- **Data block**:
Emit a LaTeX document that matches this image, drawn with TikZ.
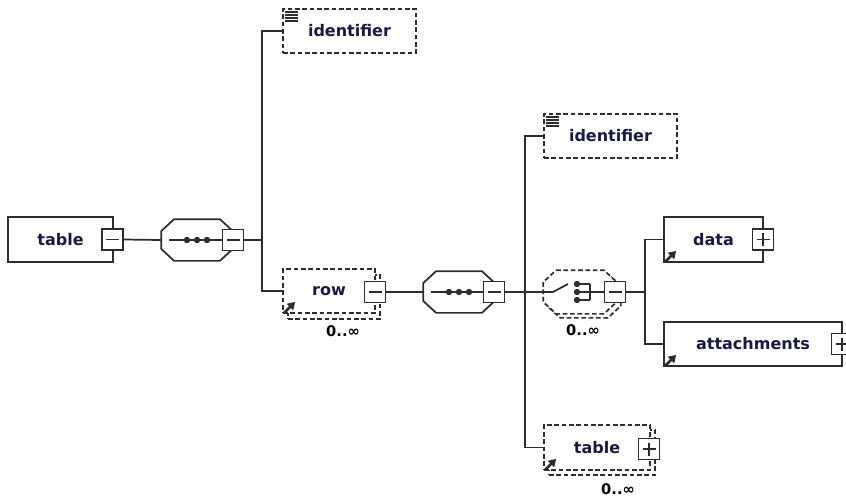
\documentclass[tikz,border=0pt]{standalone}
\usepackage{fontspec}
\setmainfont{DejaVu Sans}
\usetikzlibrary{arrows.meta}

\definecolor{txtblue}{RGB}{25,25,70}
\definecolor{edge}{RGB}{45,45,45}

\tikzset{every picture/.style={line width=1.3pt}}
\tikzset{
  elem/.style={draw=edge, fill=white, inner sep=0pt, font=\bfseries\fontsize{12}{14}\selectfont, text=txtblue},
  optelem/.style={elem, dash pattern=on 3.5pt off 2pt},
  optline/.style={dash pattern=on 3.5pt off 2pt},
  minusbox/.style={draw=edge, fill=white, minimum size=15.75pt, inner sep=0pt,
    path picture={\draw[edge, line width=1.3pt] ([xshift=3pt]path picture bounding box.west) -- ([xshift=-3pt]path picture bounding box.east);}},
  plusbox/.style={minusbox,
    path picture={\draw[edge, line width=1.3pt] ([xshift=3pt]path picture bounding box.west) -- ([xshift=-3pt]path picture bounding box.east);
      \draw[edge, line width=1.3pt] ([yshift=-3pt]path picture bounding box.north) -- ([yshift=3pt]path picture bounding box.south);}},
  compositor/.style={rectangle, inner sep=0pt, minimum width=52.5pt, minimum height=30pt},
  occur/.style={font=\bfseries\fontsize{11}{13}\selectfont, text=black, inner sep=0pt},
  refarrow/.style={edge, line width=2pt, -{Triangle[length=5.5pt, width=6.5pt]}},
  txtline/.style={edge, line width=1.4pt}
}
% octagon round a compositor node
\newcommand{\octo}[2][]{\draw [edge, fill=white, #1] ([shift={(13,0)}]#2.north west) -- ([shift={(-13,0)}]#2.north east)
	-- ([shift={(0,12)}]#2.north east) -- ([shift={(0,-12)}]#2.south east) -- ([shift={(-13,0)}]#2.south east)
	-- ([shift={(13,0)}]#2.south west) -- ([shift={(0,-12)}]#2.south west) -- ([shift={(0,12)}]#2.north west) -- cycle;}

\begin{document}
\begin{tikzpicture}[x=0.75pt,y=0.75pt,yscale=-1,xscale=1]
	\useasboundingbox (0,0) rectangle (846,497);

	%Element: table (root)
	\node [elem, minimum width=78.75pt, minimum height=33.75pt] (table) at (60.5,239.5) {table};
	\node [minusbox] (tablem) at (112.5,239.5) {};

	%Compositor: sequence 1
	\node [compositor] (seq1) at (197,240) {};
	\octo{seq1}
	\node [minusbox] (seq1m) at (233,240) {};
	\draw [edge] ([xshift=6pt]seq1.west) -- (seq1m.west);
	\foreach \dx in {-10,0,10} \fill [edge] ([xshift=\dx*0.75pt]seq1.center) circle (3.2);
	\coordinate (fork1) at (262,240);

	%Element: identifier (optional)
	\node [optelem, minimum width=99.75pt, minimum height=33pt] (ident1) at (349.5,31) {identifier};
	\foreach \k in {0,1,2,3} \draw [txtline] ([shift={(3,4+3*\k)}]ident1.north west) -- ++(13,0);

	%Element: row (optional, repeated)
	\node [optelem, minimum width=69pt, minimum height=33pt] (rowshadow) at (334,297) {};
	\node [optelem, minimum width=69pt, minimum height=33pt] (row) at (329,291) {row};
	\node [minusbox] (rowm) at (375,292) {};
	\draw [refarrow] ([shift={(2,-1)}]row.south west) -- ++(11,-11);
	\node [occur] (rowocc) at (343,331) {0..∞};

	%Compositor: sequence 2
	\node [compositor] (seq2) at (459,292) {};
	\octo{seq2}
	\node [minusbox] (seq2m) at (494,292) {};
	\draw [edge] ([xshift=6pt]seq2.west) -- (seq2m.west);
	\foreach \dx in {-10,0,10} \fill [edge] ([xshift=\dx*0.75pt]seq2.center) circle (3.2);
	\coordinate (fork2) at (525,292);

	%Element: identifier (optional)
	\node [optelem, minimum width=99.75pt, minimum height=33pt] (ident2) at (610.5,136) {identifier};
	\foreach \k in {0,1,2,3} \draw [txtline] ([shift={(3,4+3*\k)}]ident2.north west) -- ++(13,0);

	%Compositor: choice (optional, repeated)
	\node [compositor, minimum width=54pt, minimum height=31.5pt] (choiceshadow) at (584,296) {};
	\octo[optline]{choiceshadow}
	\node [compositor, minimum width=54pt, minimum height=31.5pt] (choice) at (580,292) {};
	\octo[optline]{choice}
	\node [minusbox] (choicem) at (615,292) {};
	\draw [edge] (choice.west) -- (553,292) -- (568,284);
	\foreach \dy in {-8,0,8} {
		\fill [edge] (577,292+\dy) circle (3.2);
		\draw [edge] (577,292+\dy) -- (590,292+\dy);
	}
	\draw [edge] (590,284) -- (590,300);
	\draw [edge] (590,292) -- (choicem.west);
	\node [occur] (choiceocc) at (583,330) {0..∞};
	\coordinate (fork3) at (645,292);

	%Element: data
	\node [elem, minimum width=74.25pt, minimum height=33.75pt] (data) at (713.5,239.5) {data};
	\node [plusbox] (datap) at (763,239.5) {};
	\draw [refarrow] ([shift={(2,-1)}]data.south west) -- ++(11,-11);

	%Element: attachments
	\node [elem, minimum width=133.5pt, minimum height=33pt] (attach) at (753,344) {attachments};
	\node [plusbox] (attachp) at (842,344) {};
	\draw [refarrow] ([shift={(2,-1)}]attach.south west) -- ++(11,-11);

	%Element: table (optional, repeated)
	\node [optelem, minimum width=79.5pt, minimum height=33.75pt] (table2shadow) at (602,452.5) {};
	\node [optelem, minimum width=79.5pt, minimum height=33.75pt] (table2) at (597,447.5) {table};
	\node [plusbox] (table2p) at (649,449) {};
	\draw [refarrow] ([shift={(2,-1)}]table2.south west) -- ++(11,-11);
	\node [occur] (table2occ) at (618,489) {0..∞};

	%Connectors
	\draw [edge] (tablem.east) -- (seq1.west);
	\draw [edge] (seq1m.east) -- (fork1);
	\draw [edge] (fork1) |- (ident1.west);
	\draw [edge] (fork1) |- (row.west);
	\draw [edge] (rowm.east) -- (seq2.west);
	\draw [edge] (seq2m.east) -- (fork2);
	\draw [edge] (fork2) |- (ident2.west);
	\draw [edge] (fork2) -- (choice.west);
	\draw [edge] (fork2) |- (table2.west);
	\draw [edge] (choicem.east) -- (fork3);
	\draw [edge] (fork3) |- (data.west);
	\draw [edge] (fork3) |- (attach.west);

\end{tikzpicture}
\end{document}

- **Required task**:
Restate the listing above word for word, and skip the pictures.

- **Written solution**:
Emit a LaTeX document that matches this image, drawn with TikZ.
\documentclass[tikz,border=0pt]{standalone}
\usepackage{fontspec}
\setmainfont{DejaVu Sans}
\usetikzlibrary{arrows.meta}

\definecolor{txtblue}{RGB}{25,25,70}
\definecolor{edge}{RGB}{45,45,45}

\tikzset{every picture/.style={line width=1.3pt}}
\tikzset{
  elem/.style={draw=edge, fill=white, inner sep=0pt, font=\bfseries\fontsize{12}{14}\selectfont, text=txtblue},
  optelem/.style={elem, dash pattern=on 3.5pt off 2pt},
  optline/.style={dash pattern=on 3.5pt off 2pt},
  minusbox/.style={draw=edge, fill=white, minimum size=15.75pt, inner sep=0pt,
    path picture={\draw[edge, line width=1.3pt] ([xshift=3pt]path picture bounding box.west) -- ([xshift=-3pt]path picture bounding box.east);}},
  plusbox/.style={minusbox,
    path picture={\draw[edge, line width=1.3pt] ([xshift=3pt]path picture bounding box.west) -- ([xshift=-3pt]path picture bounding box.east);
      \draw[edge, line width=1.3pt] ([yshift=-3pt]path picture bounding box.north) -- ([yshift=3pt]path picture bounding box.south);}},
  compositor/.style={rectangle, inner sep=0pt, minimum width=52.5pt, minimum height=30pt},
  occur/.style={font=\bfseries\fontsize{11}{13}\selectfont, text=black, inner sep=0pt},
  refarrow/.style={edge, line width=2pt, -{Triangle[length=5.5pt, width=6.5pt]}},
  txtline/.style={edge, line width=1.4pt}
}
% octagon round a compositor node
\newcommand{\octo}[2][]{\draw [edge, fill=white, #1] ([shift={(13,0)}]#2.north west) -- ([shift={(-13,0)}]#2.north east)
	-- ([shift={(0,12)}]#2.north east) -- ([shift={(0,-12)}]#2.south east) -- ([shift={(-13,0)}]#2.south east)
	-- ([shift={(13,0)}]#2.south west) -- ([shift={(0,-12)}]#2.south west) -- ([shift={(0,12)}]#2.north west) -- cycle;}

\begin{document}
\begin{tikzpicture}[x=0.75pt,y=0.75pt,yscale=-1,xscale=1]
	\useasboundingbox (0,0) rectangle (846,497);

	%Element: table (root)
	\node [elem, minimum width=78.75pt, minimum height=33.75pt] (table) at (60.5,239.5) {table};
	\node [minusbox] (tablem) at (112.5,239.5) {};

	%Compositor: sequence 1
	\node [compositor] (seq1) at (197,240) {};
	\octo{seq1}
	\node [minusbox] (seq1m) at (233,240) {};
	\draw [edge] ([xshift=6pt]seq1.west) -- (seq1m.west);
	\foreach \dx in {-10,0,10} \fill [edge] ([xshift=\dx*0.75pt]seq1.center) circle (3.2);
	\coordinate (fork1) at (262,240);

	%Element: identifier (optional)
	\node [optelem, minimum width=99.75pt, minimum height=33pt] (ident1) at (349.5,31) {identifier};
	\foreach \k in {0,1,2,3} \draw [txtline] ([shift={(3,4+3*\k)}]ident1.north west) -- ++(13,0);

	%Element: row (optional, repeated)
	\node [optelem, minimum width=69pt, minimum height=33pt] (rowshadow) at (334,297) {};
	\node [optelem, minimum width=69pt, minimum height=33pt] (row) at (329,291) {row};
	\node [minusbox] (rowm) at (375,292) {};
	\draw [refarrow] ([shift={(2,-1)}]row.south west) -- ++(11,-11);
	\node [occur] (rowocc) at (343,331) {0..∞};

	%Compositor: sequence 2
	\node [compositor] (seq2) at (459,292) {};
	\octo{seq2}
	\node [minusbox] (seq2m) at (494,292) {};
	\draw [edge] ([xshift=6pt]seq2.west) -- (seq2m.west);
	\foreach \dx in {-10,0,10} \fill [edge] ([xshift=\dx*0.75pt]seq2.center) circle (3.2);
	\coordinate (fork2) at (525,292);

	%Element: identifier (optional)
	\node [optelem, minimum width=99.75pt, minimum height=33pt] (ident2) at (610.5,136) {identifier};
	\foreach \k in {0,1,2,3} \draw [txtline] ([shift={(3,4+3*\k)}]ident2.north west) -- ++(13,0);

	%Compositor: choice (optional, repeated)
	\node [compositor, minimum width=54pt, minimum height=31.5pt] (choiceshadow) at (584,296) {};
	\octo[optline]{choiceshadow}
	\node [compositor, minimum width=54pt, minimum height=31.5pt] (choice) at (580,292) {};
	\octo[optline]{choice}
	\node [minusbox] (choicem) at (615,292) {};
	\draw [edge] (choice.west) -- (553,292) -- (568,284);
	\foreach \dy in {-8,0,8} {
		\fill [edge] (577,292+\dy) circle (3.2);
		\draw [edge] (577,292+\dy) -- (590,292+\dy);
	}
	\draw [edge] (590,284) -- (590,300);
	\draw [edge] (590,292) -- (choicem.west);
	\node [occur] (choiceocc) at (583,330) {0..∞};
	\coordinate (fork3) at (645,292);

	%Element: data
	\node [elem, minimum width=74.25pt, minimum height=33.75pt] (data) at (713.5,239.5) {data};
	\node [plusbox] (datap) at (763,239.5) {};
	\draw [refarrow] ([shift={(2,-1)}]data.south west) -- ++(11,-11);

	%Element: attachments
	\node [elem, minimum width=133.5pt, minimum height=33pt] (attach) at (753,344) {attachments};
	\node [plusbox] (attachp) at (842,344) {};
	\draw [refarrow] ([shift={(2,-1)}]attach.south west) -- ++(11,-11);

	%Element: table (optional, repeated)
	\node [optelem, minimum width=79.5pt, minimum height=33.75pt] (table2shadow) at (602,452.5) {};
	\node [optelem, minimum width=79.5pt, minimum height=33.75pt] (table2) at (597,447.5) {table};
	\node [plusbox] (table2p) at (649,449) {};
	\draw [refarrow] ([shift={(2,-1)}]table2.south west) -- ++(11,-11);
	\node [occur] (table2occ) at (618,489) {0..∞};

	%Connectors
	\draw [edge] (tablem.east) -- (seq1.west);
	\draw [edge] (seq1m.east) -- (fork1);
	\draw [edge] (fork1) |- (ident1.west);
	\draw [edge] (fork1) |- (row.west);
	\draw [edge] (rowm.east) -- (seq2.west);
	\draw [edge] (seq2m.east) -- (fork2);
	\draw [edge] (fork2) |- (ident2.west);
	\draw [edge] (fork2) -- (choice.west);
	\draw [edge] (fork2) |- (table2.west);
	\draw [edge] (choicem.east) -- (fork3);
	\draw [edge] (fork3) |- (data.west);
	\draw [edge] (fork3) |- (attach.west);

\end{tikzpicture}
\end{document}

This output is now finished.